A lament against the domestication of "gayness" with an acute awareness that gay marriage is not just an individual right, but a social change:
"...Certainly, there were always members of the gay community who would rather not have borne the burden of existential difference, who would rather have stayed who they were while seeing society change in such a way that who they are might be allowed to count as normal. The domestication of same-sex desire is surely a good thing for these people. But their individual advantage does not mean that the world as a whole is not losing something, and it has been one of the great fallacies of the liberal defenders of gay marriage to assume that what is good for any given individual is for that very reason good for society. The loss we have in fact suffered is one akin to the loss of some mighty species of wild boar as it is bred downward into a fat, ugly, lazy, edible pig; or to the move of indigenous Amazonians from the rainforest into squalid urban slums."
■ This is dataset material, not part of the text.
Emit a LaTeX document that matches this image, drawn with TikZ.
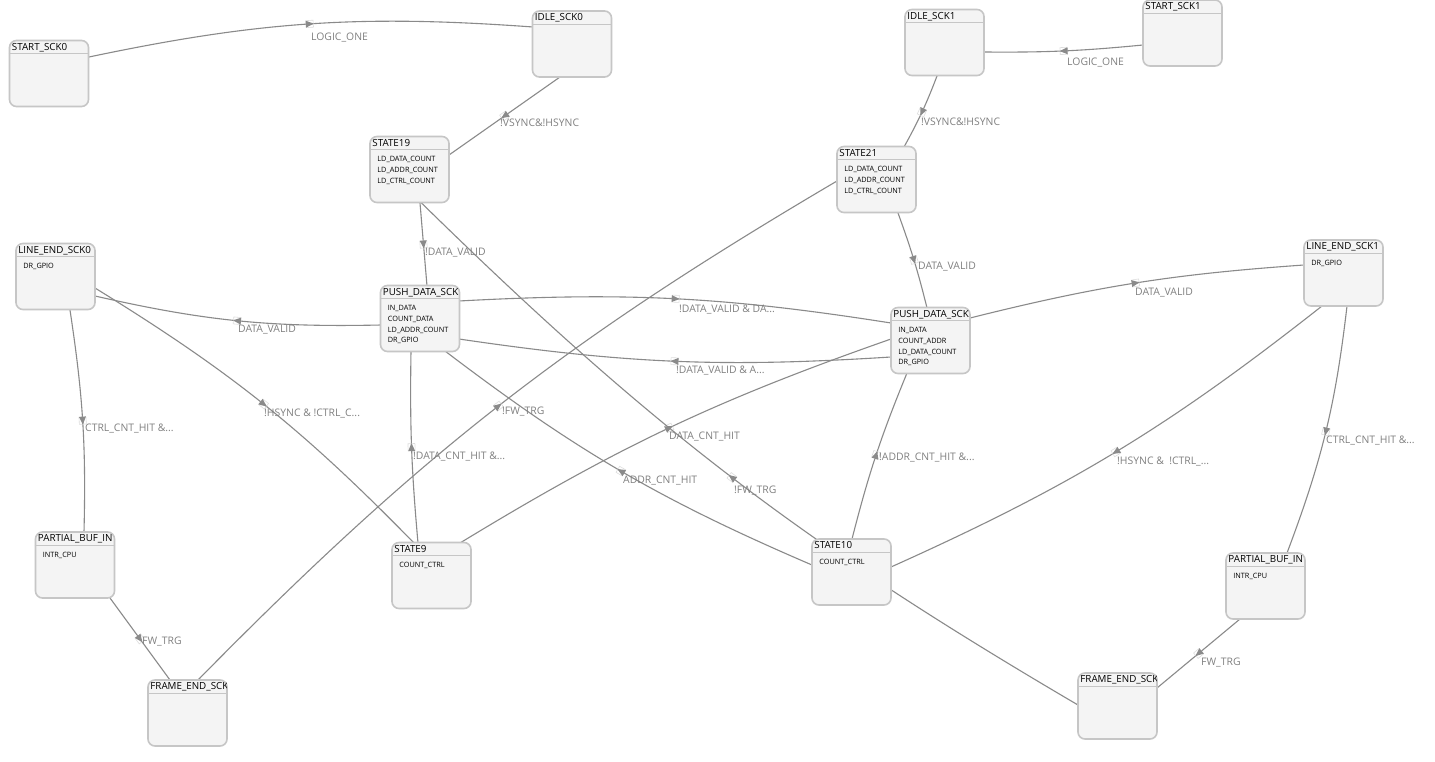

Some interesting observations on how as marriage came to be seen as about love and the source of all happiness, it also came to be seen as work. Just as work is now suppose to reflect an urgent and creative passion:
"What is more difficult to understand, and what seems to invite only controversial theses, is the question of why the conception of marriage as love, on the one hand, and as work on the other, emerged together in the modern era. Some have argued that it was precisely the expectation that marriage should be sustained by love that brought the institution to a crisis, and brought us to a situation more absurd than Shaw could have imagined, where couples are expected to work in order to preserve themselves in the exhausting and abnormal condition in which they started out."
The author, a professor of philosophy at Concordia University in Montreal, attributes this to the capacity of capitalism to domesticate all other ways of being.